Ashton Harris is represented by the Salon 94 in New York City. He currently lives in New York where is the assistant professor of art at New York University and formerly split his time between the New York and Accra, Ghana campuses.

== Recent works and critical reception ==
=== Teaching in Accra, Ghana ===
Through New York University's Global Program, between the years of 2005 and 2012, Harris taught in Accra, Ghana, and created work inspired by the political unrest surrounding visibility for the homosexual community. His works "Deceivers and Money Boys," 2013 and "Untitled (Colonial Law)," 2014, were influenced by the oppression of the homosexual community provoked by the media after British Prime Minister, David Cameron, revoked aid to African Countries with "anti-gay laws". Philosopher, Kwame Anthony Appiah, investigates the effects Harris' work in Ghana. Appiah believes Harris discovered a different relationship with gender roles there, for example white is more disconnected with race; Ghanaians apply white powder to their faces in ritualistic practice not for the purposes of whiteface. This interconnectivity of culture is exemplified by Harris' interpretation of a photo taken of Italian politician, Silvio Berlusconi, that was featured in the New York Times in the early 2000s. Harris layered the photo with motifs of from Ghanaian funerary clothe and Java prints to represent the history of trade between Dutch and West Africa.

=== Collage methodology ===
Collage has remained an integral part of Harris's studio practice since the mid-1990s. Harris' series in Ghana, as well as his early work "The Watering Hole", are examples of his thoughtful collaging. Throughout his works "Jamestown Prison Erasure," 2010, and "Untitled," he uses translucent fabrics and shadowy figures to represent the invisibility of the LGBTQ community in Accra, and the ongoing presence of racist structures passed down from the transatlantic slave trade. According to Cassandra Coblentz, collaging helps display the strong connection between photograph and identity that exists in Harris' work. She believes he uses collage to make straightforward imagery layered, creating movement within still photography.
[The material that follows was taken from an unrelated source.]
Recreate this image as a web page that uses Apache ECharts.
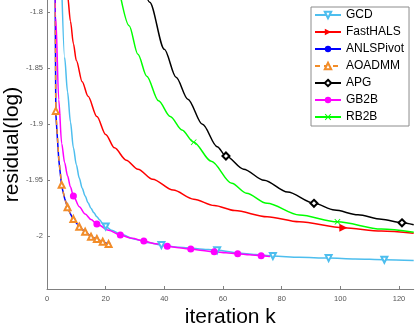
<!DOCTYPE html>
<html>
<head>
<meta charset="utf-8">
<script src="https://cdn.jsdelivr.net/npm/echarts@6/dist/echarts.min.js"></script>
<style>
  html, body { margin: 0; padding: 0; background: #fff; }
  #chart { width: 415px; height: 326px; }
</style>
</head>
<body>
<div id="chart"></div>
<script>
// ---------------------------------------------------
// Data
// ---------------------------------------------------
const xTicks = [0, 20, 40, 60, 80, 100, 120];
const yTicks = [-2, -1.95, -1.9, -1.85, -1.8];

const gcdK = [5, 6, 7, 8, 9, 10, 11, 12, 13, 14, 15, 16, 17, 18, 19, 20, 22, 25, 30, 35, 39, 45, 52, 58, 65, 71, 77, 86, 96, 105, 115, 125];
const gcdV = [-1.775, -1.840, -1.871, -1.898, -1.921, -1.936, -1.948, -1.957, -1.964, -1.970, -1.975, -1.979, -1.9825, -1.9855, -1.9885, -1.9912,
  -1.9945, -1.998, -2.0025, -2.0058, -2.0078, -2.0098, -2.0112, -2.0124, -2.0148, -2.0163, -2.0176, -2.0186, -2.0194, -2.0202, -2.0209, -2.0215];
const gcdMarks = [20, 39, 58, 77, 96, 115];

const halsK = [6, 7, 8, 9, 10, 12, 14, 17, 20, 23, 27, 31, 36, 43, 50, 57, 64, 75, 86, 101, 114, 125];
const halsV = [-1.760, -1.785, -1.808, -1.828, -1.843, -1.862, -1.875, -1.893, -1.909, -1.921, -1.932, -1.940, -1.949, -1.9587, -1.9668,
  -1.9725, -1.977, -1.9825, -1.987, -1.9923, -1.9953, -1.9972];
const halsMarks = [101];

const anlsK = [2, 3, 4, 5, 6, 7, 8, 9, 10, 11, 12, 13, 14, 15, 16, 17, 18, 19, 20, 21];
const anlsV = [-1.39, -1.890, -1.931, -1.955, -1.966, -1.974, -1.980, -1.9848, -1.988, -1.9915, -1.9938, -1.996, -1.998, -2.0004, -2.0014,
  -2.0025, -2.0036, -2.0048, -2.0058, -2.0069];
const anlsMarks = [3, 5, 7, 9, 11, 13, 15, 17, 19, 21];

const aoK = [2, 3, 4, 5, 6, 7, 8, 9, 10, 11, 12, 13, 14, 15, 16, 17, 18, 19, 20, 21];
const aoV = [-1.39, -1.888, -1.930, -1.954, -1.966, -1.974, -1.980, -1.9846, -1.988, -1.9914, -1.9938, -1.9959, -1.998, -2.0003, -2.0014,
  -2.0024, -2.0036, -2.0048, -2.0058, -2.0069];
const aoMarks = [3, 5, 7, 9, 11, 13, 15, 17, 19, 21];

const apgK = [31, 35, 40, 44, 48, 53, 58, 61, 67, 74, 82, 91, 98, 106, 114, 121, 125];
const apgV = [-1.752, -1.791, -1.833, -1.858, -1.8775, -1.900, -1.920, -1.9283, -1.940, -1.950, -1.9605, -1.9705, -1.9765, -1.9808,
  -1.9848, -1.9879, -1.9897];
const apgMarks = [61, 91, 121];

const gb2bK = [2, 3, 4, 5, 6, 7, 8, 9, 11, 13, 15, 17, 21, 25, 29, 33, 37, 41, 45, 49, 53, 57, 61, 65, 69, 73, 76];
const gb2bV = [-1.64, -1.805, -1.878, -1.917, -1.934, -1.946, -1.956, -1.964, -1.9735, -1.980, -1.985, -1.989, -1.9945, -1.9988, -2.0018,
  -2.0042, -2.0067, -2.0089, -2.0102, -2.0113, -2.0126, -2.0138, -2.0147, -2.0156, -2.0165, -2.0173, -2.0179];
const gb2bMarks = [9, 17, 25, 33, 41, 49, 57, 65, 73];

const rb2bK = [25, 28, 31, 34, 38, 42, 46, 50, 56, 63, 68, 75, 86, 99, 114, 125];
const rb2bV = [-1.785, -1.812, -1.8375, -1.857, -1.879, -1.893, -1.905, -1.916, -1.933, -1.9527, -1.9615, -1.9705, -1.981, -1.987,
  -1.9935, -1.9964];
const rb2bMarks = [50, 99];

// ---------------------------------------------------
// Helpers
// ---------------------------------------------------
function buildData(ks, vs, marks) {
  return ks.map((k, i) =>
    marks.includes(k) ? [k, vs[i]] : { value: [k, vs[i]], symbol: "none" }
  );
}

function lineSeries(name, color, data, extra) {
  return Object.assign({
    name: name,
    type: "line",
    data: data,
    showAllSymbol: true,
    smooth: 0.3,
    smoothMonotone: "x",
    color: color,
    lineStyle: { color: color, width: 1.5 },
    itemStyle: { color: color },
    emphasis: { disabled: true },
    animation: false
  }, extra);
}

const FONT = "'Liberation Sans', Arial, sans-serif";
const crossPath = "path://M0,1L1,0L5,4L9,0L10,1L6,5L10,9L9,10L5,6L1,10L0,9L4,5Z";

// ---------------------------------------------------
// Chart
// ---------------------------------------------------
const chart = echarts.init(document.getElementById("chart"));

chart.setOption({
  backgroundColor: "#fff",
  animation: false,
  grid: {
    left: 47, top: 0, width: 366.7, height: 289,
    containLabel: false,
    outerBoundsMode: "none"
  },
  legend: {
    orient: "vertical",
    left: 311,
    top: 7,
    padding: [2, 5, 3, 3],
    itemWidth: 26,
    itemHeight: 8,
    itemGap: 5,
    borderColor: "#8c8c8c",
    borderWidth: 1,
    backgroundColor: "#fff",
    textStyle: { fontFamily: FONT, fontSize: 12, color: "#000" },
    data: ["GCD", "FastHALS", "ANLSPivot", "AOADMM", "APG", "GB2B", "RB2B"]
  },
  xAxis: {
    type: "value",
    min: 0,
    max: 125,
    name: "iteration k",
    nameLocation: "middle",
    nameGap: 18,
    nameMoveOverlap: false,
    nameTextStyle: { fontFamily: FONT, fontSize: 21, color: "#000" },
    axisLine: { show: true, onZero: false, lineStyle: { color: "#808080" } },
    axisTick: { show: true, inside: true, length: 3, customValues: xTicks, lineStyle: { color: "#808080" } },
    axisLabel: { customValues: xTicks, margin: 6, fontFamily: FONT, fontSize: 7.5, color: "#555" },
    splitLine: { show: false }
  },
  yAxis: {
    type: "value",
    min: -2.047,
    max: -1.789,
    name: "residual(log)",
    nameLocation: "middle",
    nameRotate: 90,
    nameGap: 24,
    nameMoveOverlap: false,
    nameTextStyle: { fontFamily: FONT, fontSize: 21, color: "#000" },
    axisLine: { show: true, onZero: false, lineStyle: { color: "#808080" } },
    axisTick: { show: true, inside: true, length: 3, customValues: yTicks, lineStyle: { color: "#808080" } },
    axisLabel: { customValues: yTicks, margin: 4, fontFamily: FONT, fontSize: 7.5, color: "#555" },
    splitLine: { show: false }
  },
  series: [
    lineSeries("GCD", "#4DBEEE", buildData(gcdK, gcdV, gcdMarks), {
      symbol: "emptyTriangle", symbolRotate: 180, symbolSize: 6
    }),
    lineSeries("FastHALS", "#FF0000", buildData(halsK, halsV, halsMarks), {
      symbol: "triangle", symbolRotate: -90, symbolSize: 8
    }),
    lineSeries("ANLSPivot", "#0000FF", buildData(anlsK, anlsV, anlsMarks), {
      symbol: "circle", symbolSize: 4, smooth: false
    }),
    lineSeries("AOADMM", "#F28C28", buildData(aoK, aoV, aoMarks), {
      symbol: "emptyTriangle", symbolSize: 6, smooth: false,
      itemStyle: { color: "#F28C28", borderWidth: 1.2 },
      lineStyle: { color: "#F28C28", width: 1.5, type: [5, 4] }
    }),
    lineSeries("APG", "#000000", buildData(apgK, apgV, apgMarks), {
      symbol: "emptyDiamond", symbolSize: 7,
      itemStyle: { color: "#000000", borderWidth: 1.2 }
    }),
    lineSeries("GB2B", "#FF00FF", buildData(gb2bK, gb2bV, gb2bMarks), {
      symbol: "circle", symbolSize: 7
    }),
    lineSeries("RB2B", "#00FF00", buildData(rb2bK, rb2bV, rb2bMarks), {
      symbol: crossPath, symbolSize: 6
    })
  ]
});

window.addEventListener("resize", chart.resize);
</script>
</body>
</html>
=== Self-portraiture and masquerading ===
Harris commonly uses self-portraiture in many of his works and exhibitions, particularly his earlier works. James Smalls refers to Harris' self-portraits as photography that engages in investigations of social issues with a focus on disguise and masquerade on the surface. One of Harris' most recent works, "Flash of the Spirit" is a mask-based series inspired by Robert Farris Thompson's book titled, Flash of the Spirit.For this series, Harris uses masks collected by his uncle who traveled through West Africa in the 1960s that he felt represented a connection to his childhood. "Flash of the Spirit" was shot in Provincetown, Fire Island, a typically white occupied vacation spot. Jeff Elstone of Vulture magazine reports that Harris did so to ignite the African diaspora in those environments through photographs that connect with the inherent queerness Harris sees in Africanism.

== Publications ==
- Cassel Oliver, Valerie, et al. Radical Presence: Black Performance in Contemporary Art. Contemporary Arts Museum Houston, 2013.
- Ashton Harris, Lyle, et al. Lyle Ashton Harris. Published by Gregory R. Miller & Co. in collaboration with CRG Gallery, 2003.